| TASK STATEMENT |
Omit pictures and quote the listing below line by line, from its start through the line that holds "Chart.register(...registerables);".

Charts and diagrams as code:
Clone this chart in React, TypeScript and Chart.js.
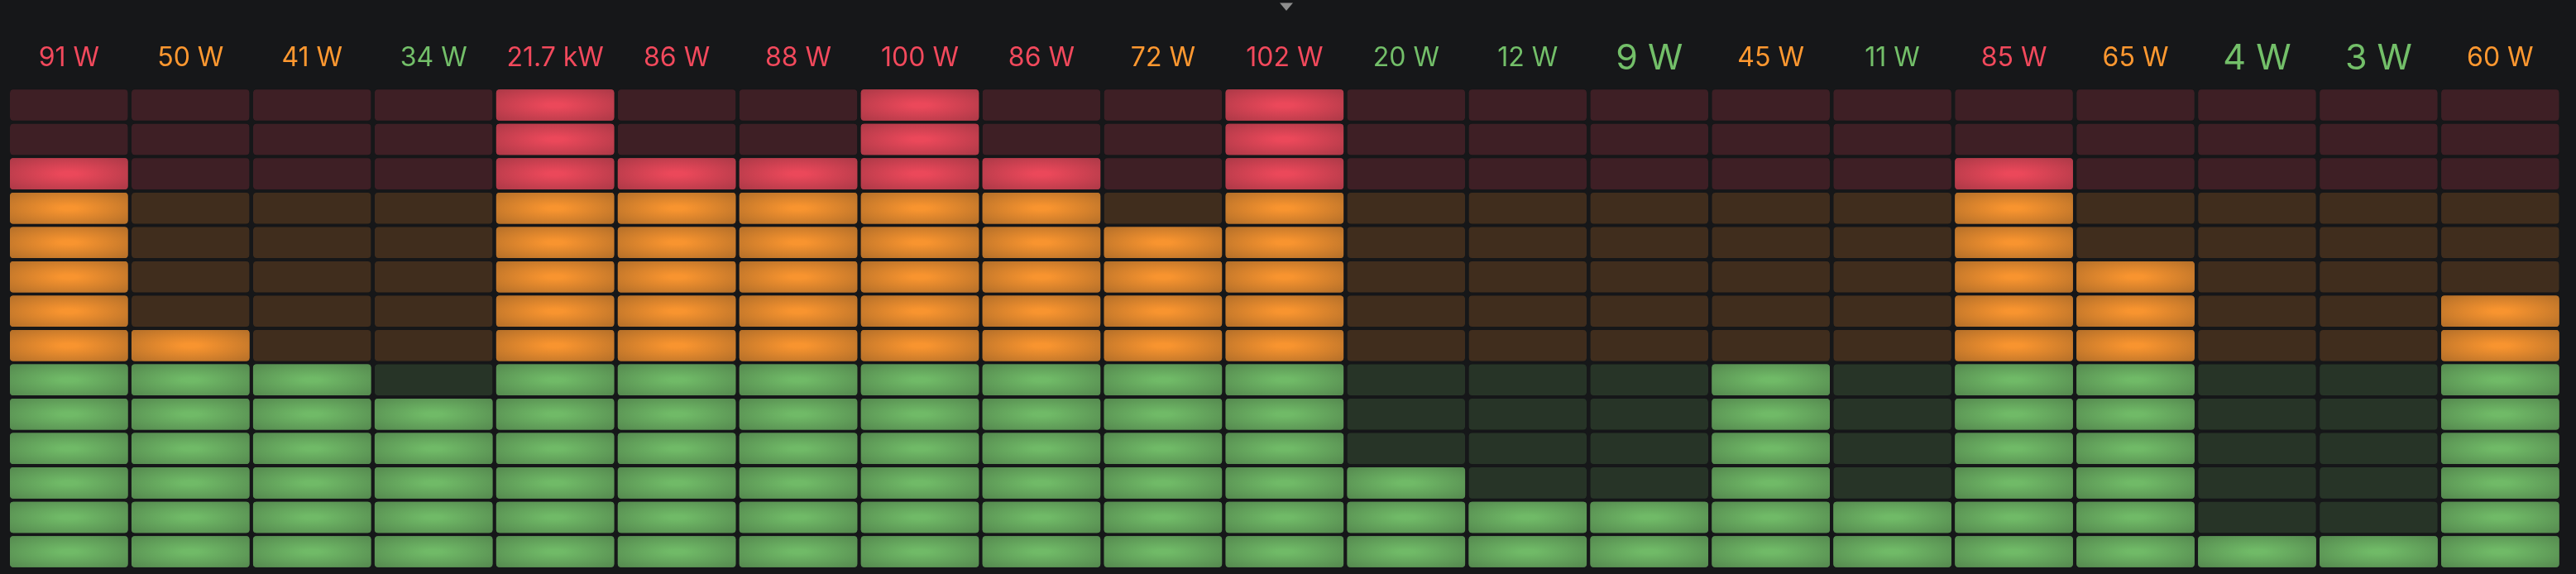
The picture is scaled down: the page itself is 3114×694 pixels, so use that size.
import React, { useEffect, useRef } from "react";
import { Chart, registerables } from "chart.js";

Chart.register(...registerables);

// ---- data ----
const CATEGORIES = ["91 W", "50 W", "41 W", "34 W", "21.7 kW", "86 W", "88 W", "100 W", "86 W", "72 W", "102 W", "20 W", "12 W", "9 W", "45 W", "11 W", "85 W", "65 W", "4 W", "3 W", "60 W"];
const SERIES_VALUES = [91, 50, 41, 34, 21700, 86, 88, 100, 86, 72, 102, 20, 12, 9, 45, 11, 85, 65, 4, 3, 60];
const VALUE_LABELS = ["91 W", "50 W", "41 W", "34 W", "21.7 kW", "86 W", "88 W", "100 W", "86 W", "72 W", "102 W", "20 W", "12 W", "9 W", "45 W", "11 W", "85 W", "65 W", "4 W", "3 W", "60 W"];
const GAUGE_MIN = 0;
const GAUGE_MAX = 107;
const CELL_COUNT = 14;
const THRESHOLD_VALUES = [-Infinity, 40, 80];
const THRESHOLD_COLORS = ["#73BF69", "#FF9830", "#F2495C"];

// ---- styles ----
const BG = "#161719";
const BG_RGB = [22, 23, 25];

function hexRgb(h: string): number[] {
  const n = parseInt(h.slice(1), 16);
  return [(n >> 16) & 255, (n >> 8) & 255, n & 255];
}
function mix(c: number[], a: number): string {
  const r = c.map((v, i) => Math.round(v * a + BG_RGB[i] * (1 - a)));
  return `rgb(${r[0]},${r[1]},${r[2]})`;
}
function thresholdColor(v: number): string {
  let c = THRESHOLD_COLORS[0];
  for (let i = 0; i < THRESHOLD_VALUES.length; i++) if (v >= THRESHOLD_VALUES[i]) c = THRESHOLD_COLORS[i];
  return c;
}
function cellValue(i: number): number {
  return GAUGE_MIN + ((GAUGE_MAX - GAUGE_MIN) / CELL_COUNT) * i;
}
function isLit(col: number, cell: number): boolean {
  return SERIES_VALUES[col] >= cellValue(cell);
}

const BORDER = 2;
const RADIUS = 6;

function roundRect(ctx: CanvasRenderingContext2D, x: number, y: number, w: number, h: number, r: number) {
  ctx.beginPath();
  ctx.moveTo(x + r, y);
  ctx.lineTo(x + w - r, y);
  ctx.arcTo(x + w, y, x + w, y + r, r);
  ctx.lineTo(x + w, y + h - r);
  ctx.arcTo(x + w, y + h, x + w - r, y + h, r);
  ctx.lineTo(x + r, y + h);
  ctx.arcTo(x, y + h, x, y + h - r, r);
  ctx.lineTo(x, y + r);
  ctx.arcTo(x, y, x + r, y, r);
  ctx.closePath();
}

const lcdPlugin = {
  id: "lcdGlow",
  afterDatasetsDraw(chart: any) {
    const ctx: CanvasRenderingContext2D = chart.ctx;
    for (let d = 0; d < CELL_COUNT; d++) {
      const meta = chart.getDatasetMeta(d);
      meta.data.forEach((el: any, col: number) => {
        if (!isLit(col, d)) return;
        const p = el.getProps(["x", "y", "base", "width"], true);
        const left = p.x - p.width / 2;
        const top = Math.min(p.y, p.base) + BORDER;
        const bottom = Math.max(p.y, p.base) - BORDER;
        const w = p.width;
        const h = bottom - top;
        const color = thresholdColor(cellValue(d));
        const rgb = hexRgb(color);
        ctx.save();
        roundRect(ctx, left, top, w, h, RADIUS - BORDER);
        ctx.clip();
        const cx = left + w / 2;
        const cy = top + h / 2;
        const rx = (w / 2) * Math.SQRT2;
        const ry = (h / 2) * Math.SQRT2;
        ctx.translate(cx, cy);
        ctx.scale(rx / ry, 1);
        const g = ctx.createRadialGradient(0, 0, 0, 0, 0, ry);
        g.addColorStop(0, mix(rgb, 0.97));
        g.addColorStop(0.1, mix(rgb, 0.97));
        g.addColorStop(1, mix(rgb, 0.68));
        ctx.fillStyle = g;
        ctx.fillRect(-rx / (rx / ry) - 2, -ry - 2, (2 * rx) / (rx / ry) + 4, 2 * ry + 4);
        ctx.restore();
      });
    }
  },
  afterDraw(chart: any) {
    const ctx: CanvasRenderingContext2D = chart.ctx;
    const xs = chart.scales.x;
    const area = chart.chartArea;
    const mid = area.top - 38;
    ctx.save();
    ctx.textAlign = "center";
    ctx.textBaseline = "alphabetic";
    VALUE_LABELS.forEach((t, i) => {
      const size = t.length <= 3 ? 43 : 32;
      ctx.font = `${size}px Inter, Roboto, sans-serif`;
      ctx.fillStyle = thresholdColor(SERIES_VALUES[i]);
      ctx.fillText(t, xs.getPixelForValue(i), mid + size * 0.727 / 2);
    });
    // panel menu caret
    const cx = chart.width / 2 - 2;
    ctx.fillStyle = "#8e8e8e";
    ctx.beginPath();
    ctx.moveTo(cx - 8, 3.5);
    ctx.lineTo(cx + 8, 3.5);
    ctx.lineTo(cx, 13);
    ctx.closePath();
    ctx.fill();
    ctx.restore();
  },
};

export default function App() {
  const ref = useRef<HTMLCanvasElement>(null);
  useEffect(() => {
    document.body.style.margin = "0";
    document.body.style.background = BG;
    const canvas = ref.current!;
    const datasets = Array.from({ length: CELL_COUNT }, (_, cell) => ({
      label: `cell ${cell}`,
      data: SERIES_VALUES.map(() => 1),
      backgroundColor: SERIES_VALUES.map((_, col) => {
        const rgb = hexRgb(thresholdColor(cellValue(cell)));
        return isLit(col, cell) ? mix(rgb, 0.68) : `rgba(${rgb[0]},${rgb[1]},${rgb[2]},0.18)`;
      }),
      borderColor: BG,
      borderWidth: { top: BORDER, bottom: BORDER, left: 0, right: 0 },
      borderSkipped: false,
      borderRadius: { topLeft: RADIUS, topRight: RADIUS, bottomLeft: RADIUS, bottomRight: RADIUS },
      barPercentage: 0.9707,
      categoryPercentage: 1,
    }));
    const chart = new Chart(canvas, {
      type: "bar",
      data: { labels: CATEGORIES, datasets: datasets as any },
      options: {
        responsive: false,
        animation: false,
        events: [],
        layout: { padding: { left: 9.85, right: 18.15, top: 106.3, bottom: 6.3 } },
        plugins: { legend: { display: false }, tooltip: { enabled: false }, title: { display: false } },
        scales: {
          x: { stacked: true, display: false, grid: { display: false } },
          y: { stacked: true, display: false, min: 0, max: CELL_COUNT, grid: { display: false } },
        },
      },
      plugins: [lcdPlugin],
    });
    return () => chart.destroy();
  }, []);
  return (
    <div style={{ width: 3114, height: 694, background: BG }}>
      <canvas ref={ref} width={3114} height={694} style={{ display: "block" }} />
    </div>
  );
}
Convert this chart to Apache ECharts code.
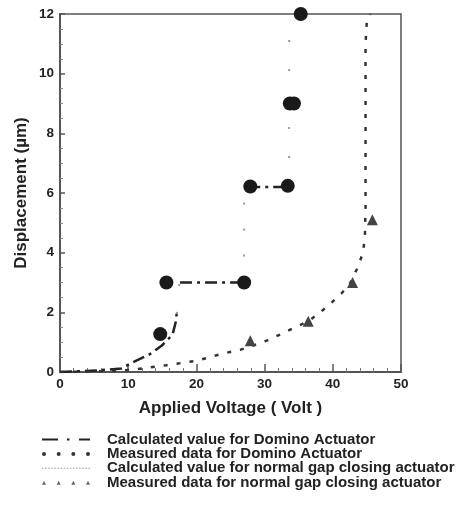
<!DOCTYPE html>
<html>
<head>
<meta charset="utf-8">
<script src="https://cdn.jsdelivr.net/npm/echarts@6/dist/echarts.min.js"></script>
<style>html,body{margin:0;padding:0;background:#fff}#c{width:456px;height:513px}</style>
</head>
<body>
<div id="c"></div>
<script>
// ---- data ----
const xTicks = [0, 10, 20, 30, 40, 50];
const yTicks = [0, 2, 4, 6, 8, 10, 12];
const seriesNames = [
  'Calculated value for Domino Actuator',
  'Measured data for Domino Actuator',
  'Calculated value for normal gap closing actuator',
  'Measured data for normal gap closing actuator'
];
// Domino calculated (dash-dot) pieces
const dominoCalcRise = [[0,0],[3,0.03],[6,0.06],[9,0.12],[10.7,0.33],[13.2,0.6],[14.9,0.88],[16.5,1.25],[17.0,1.7],[17.1,1.95]];
const dominoCalcStep1 = [[17.6,3.0],[27.0,3.0]];
const dominoCalcStep2 = [[27.6,6.2],[33.6,6.2]];
// Domino calculated pull-in jumps (faint dots)
const dominoJump1 = [[17.1,1.95],[17.3,2.2],[17.5,3.0]];
const dominoJump2 = [[27.0,3.0],[27.0,6.2]];
const dominoJump3 = [[33.6,6.2],[33.6,12]];
// Domino measured
const dominoMeas = [[14.7,1.27],[15.6,3.0],[27.0,3.0],[27.9,6.22],[33.4,6.24],[33.7,9.0],[34.3,9.0],[35.3,12]];
// Normal gap closing calculated
const normalCalc = [[0,0],[5,0.02],[9,0.05],[11.2,0.09],[15.6,0.23],[19.9,0.37],[24.1,0.63],[26.4,0.74],[28.5,0.9],[30.5,1.07],[32.4,1.27],[34.5,1.5],[36.4,1.7],[38.0,1.97],[39.7,2.3],[41.3,2.64],[42.6,3.0],[43.6,3.48],[44.4,3.98],[44.7,4.5],[44.8,5.5],[44.8,7],[44.8,9],[44.8,11],[45.0,11.8],[45.5,12]];
// Normal gap closing measured
const normalMeas = [[27.9,1.05],[36.4,1.7],[42.9,3.0],[45.8,5.1]];

const FONT = '"Liberation Sans", Arial, sans-serif';
const dashDot = [12,5,3,5];

// legend icon paths (style only)
const iconDashDot = 'path://M0,0h16v2h-16ZM25,0h2.5v2h-2.5ZM37,0h11v2h-11Z';
let dots = '';
for (let i = 0; i < 16; i++) { dots += 'M' + (i*3.1) + ',0h1.5v1h-1.5Z'; }
const iconDotted = 'path://' + dots;
const iconCircles = 'path://M0,2a2,2 0 1,0 4,0a2,2 0 1,0 -4,0M14.67,2a2,2 0 1,0 4,0a2,2 0 1,0 -4,0M29.33,2a2,2 0 1,0 4,0a2,2 0 1,0 -4,0M44,2a2,2 0 1,0 4,0a2,2 0 1,0 -4,0';
const iconTris = 'path://M2,0L4,4L0,4ZM16.67,0L18.67,4L14.67,4ZM31.33,0L33.33,4L29.33,4ZM46,0L48,4L44,4Z';

const chart = echarts.init(document.getElementById('c'), null, {renderer:'canvas'});
chart.setOption({
  backgroundColor: '#fff',
  animation: false,
  grid: {left: 60, right: 55, top: 14, bottom: 141, show: true, borderColor: '#555', borderWidth: 1.5},
  xAxis: {
    type: 'value', min: xTicks[0], max: xTicks[xTicks.length-1], interval: 10,
    name: 'Applied Voltage ( Volt )', nameLocation: 'middle', nameGap: 28, nameMoveOverlap: false,
    nameTextStyle: {fontFamily: FONT, fontWeight: 'bold', fontSize: 17, color: '#222'},
    axisLine: {lineStyle: {color: '#555', width: 2}},
    axisTick: {inside: true, length: 8, lineStyle: {color: '#555', width: 1.5}},
    minorTick: {show: true, splitNumber: 5, length: 4, lineStyle: {color: '#777'}},
    axisLabel: {fontFamily: FONT, fontWeight: 'bold', fontSize: 13.5, color: '#222', margin: 5},
    splitLine: {show: false}
  },
  yAxis: {
    type: 'value', min: yTicks[0], max: yTicks[yTicks.length-1], interval: 2,
    name: 'Displacement (\u00b5m)', nameLocation: 'middle', nameGap: 30, nameMoveOverlap: false,
    nameTextStyle: {fontFamily: FONT, fontWeight: 'bold', fontSize: 17, color: '#222'},
    axisLine: {show: true, lineStyle: {color: '#555', width: 2}},
    axisTick: {show: true, inside: true, length: 5, lineStyle: {color: '#555', width: 1.5}},
    minorTick: {show: true, splitNumber: 4, length: 3, lineStyle: {color: '#888'}},
    axisLabel: {fontFamily: FONT, fontWeight: 'bold', fontSize: 13.5, color: '#222', margin: 6},
    splitLine: {show: false}
  },
  legend: {
    orient: 'vertical', left: 37, top: 427, itemGap: -0.6,
    itemWidth: 48, itemHeight: 10,
    textStyle: {fontFamily: FONT, fontWeight: 'bold', fontSize: 15, color: '#222', lineHeight: 14, padding: [0,0,0,12]},
    data: [
      {name: seriesNames[0], icon: iconDashDot, itemStyle: {color: '#222'}},
      {name: seriesNames[1], icon: iconCircles, itemStyle: {color: '#333'}},
      {name: seriesNames[2], icon: iconDotted, itemStyle: {color: '#999'}},
      {name: seriesNames[3], icon: iconTris, itemStyle: {color: '#666'}}
    ]
  },
  series: [
    {name: seriesNames[0], type: 'line', data: dominoCalcRise, symbol: 'none', itemStyle: {color: '#222'}, lineStyle: {color: '#222', width: 2.5, type: dashDot}, z: 3},
    {name: seriesNames[0], type: 'line', data: dominoCalcStep1, symbol: 'none', itemStyle: {color: '#222'}, lineStyle: {color: '#222', width: 2.5, type: dashDot}, z: 3},
    {name: seriesNames[0], type: 'line', data: dominoCalcStep2, symbol: 'none', itemStyle: {color: '#222'}, lineStyle: {color: '#222', width: 2.5, type: dashDot}, z: 3},
    {name: 'jump', type: 'line', data: dominoJump1, symbol: 'none', lineStyle: {color: '#999', width: 2, type: [2,26]}, z: 2},
    {name: 'jump', type: 'line', data: dominoJump2, symbol: 'none', lineStyle: {color: '#999', width: 2, type: [2,24]}, z: 2},
    {name: 'jump', type: 'line', data: dominoJump3, symbol: 'none', lineStyle: {color: '#999', width: 2, type: [2,27]}, z: 2},
    {name: seriesNames[2], type: 'line', data: normalCalc, symbol: 'none', itemStyle: {color: '#333'}, lineStyle: {color: '#333', width: 2.5, type: [4,9]}, z: 3},
    {name: seriesNames[1], type: 'scatter', data: dominoMeas, symbol: 'circle', symbolSize: 14, itemStyle: {color: '#1a1a1a', opacity: 1}, clip: false, z: 5},
    {name: seriesNames[3], type: 'scatter', data: normalMeas, symbol: 'triangle', symbolSize: 11, itemStyle: {color: '#444', opacity: 1}, clip: false, z: 5}
  ]
});
</script>
</body>
</html>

| FULL OUTPUT |
Clone this chart in React, TypeScript and Chart.js.
The picture is scaled down: the page itself is 3114×694 pixels, so use that size.
import React, { useEffect, useRef } from "react";
import { Chart, registerables } from "chart.js";

Chart.register(...registerables);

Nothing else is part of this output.